Just over three years ago, I went to the bank to make some changes ahead of filing my tax returns.
When I arrived, I found out that my surname didn’t match the one on my ID document.
When I had signed marriage papers two years earlier, I clearly remember ticking the box that would supposedly ensure that my surname did not change to that of my soon-to-be husband.
I had written three dissertations and published under that surname and had no intention of erasing the past five years of my academic career, and my name, just because I was tying the knot.
I went to Home Affairs to rectify what I thought was a simple administrative error on their part. Instead, I ended up in a screaming match with an official who, when I told him that I wanted my old surname back, kept repeating the phrase “but you’re married, you must take your husband’s name”.
I then had to go, husband in tow, to the police station, so that he could depose to an affidavit stating that he was fine with me changing my name back. Home Affairs then required me to pay a fee to make the change.
Well, it turns out my story isn’t a unique one. When I spoke to friends, many of them had either had a similar experience or knew someone who had.
Sarah Wild’s recent article on News24 confirms that this is a nationwide problem.
In 2019 in South Africa, adult women need their husbands’ permission to keep their birth names. In some instances, they even need evidence of their father’s consent. This is according to home affairs officials.

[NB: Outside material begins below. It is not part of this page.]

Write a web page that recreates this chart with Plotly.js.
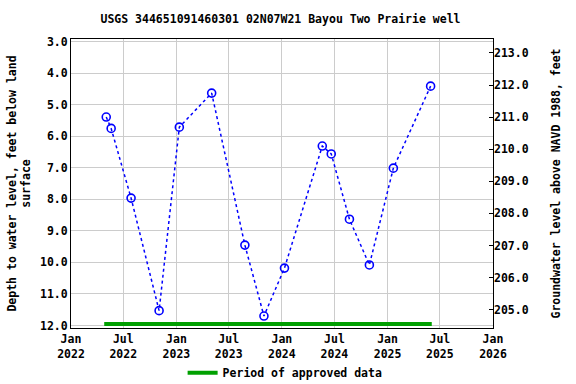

It is a common lament among married women that the Department of Home Affairs changes their name to that of their husband – unasked. It is usually working women who have professional personas, but often it is women who simply want to keep their birth name. For government, though, the reason should be irrelevant. By ticking the box on the marriage form that a woman wants to retain their birth name, she is giving the Department of Home Affairs a legal instruction.
When Wild went to vote in the elections, she discovered that she did not exist on the voters’ roll. Her surname had been changed to that of her husband.
When I contacted the Eastern Cape home affairs branch which processed my marriage, the official asked whether I loved my husband. Obviously, I didn’t love him if I wanted to keep my name.
What followed was a lengthy process to try and change the system. I found more than 200 women who had also had their names changed, despite ticking the box stating that they wanted to keep their birth name.
For me, it almost cost me the chance to vote. Others pay in work days lost as they have to go and fight (yes, fight) with home affairs officials to change it back. Sometimes they have to pay a fee. Sometimes, women discover their new name when they have a child, whose unabridged birth certificate lists her as having a different name. One woman found out when she was about to board a plane overseas. She was barred from boarding.
In 2016, Wild and a number of other women approached the Legal Resources Centre, who helped them to get their names changed back.
Home Affairs also assured them that the system would change.
Since then, more than 30 women have contacted me asking for assistance to get their names changed back to their pre-marriage names. In the last few weeks, the messages have been concerning:
“A HA official I spoke to just now said they would change it back if I bring an affidavit explaining my reason for wanting to keep it. And my husband must submit one too, stating he ‘gives consent’ for me to retain my maiden surname. This is ridiculous but I have to do it as it affects my UIF/maternity leave claims,” one woman wrote to me.
Another said: “I wanted to change my name back to my birth surname and I require both my father and stepfather’s written permission. It’s literally the name on my birth certificate and first passport. Still need the men to allow me to do it!”
Yet another said on Twitter: “This happened to me too, and when I went to @homeaffairsZA to get it changed back, they first asked if my husband was OK with it and then wanted to phone my father to check. So… that was fun.”
Home Affairs’ actions and attitude suggests that women need male consent to make decisions about their lives.
This strips them of their dignity and fundamental rights as equal South African citizens.
It’s nothing short of blatant sexism and speaks to a patriarchal undertone that still permeates so much of South African society, politics, and, clearly, administration.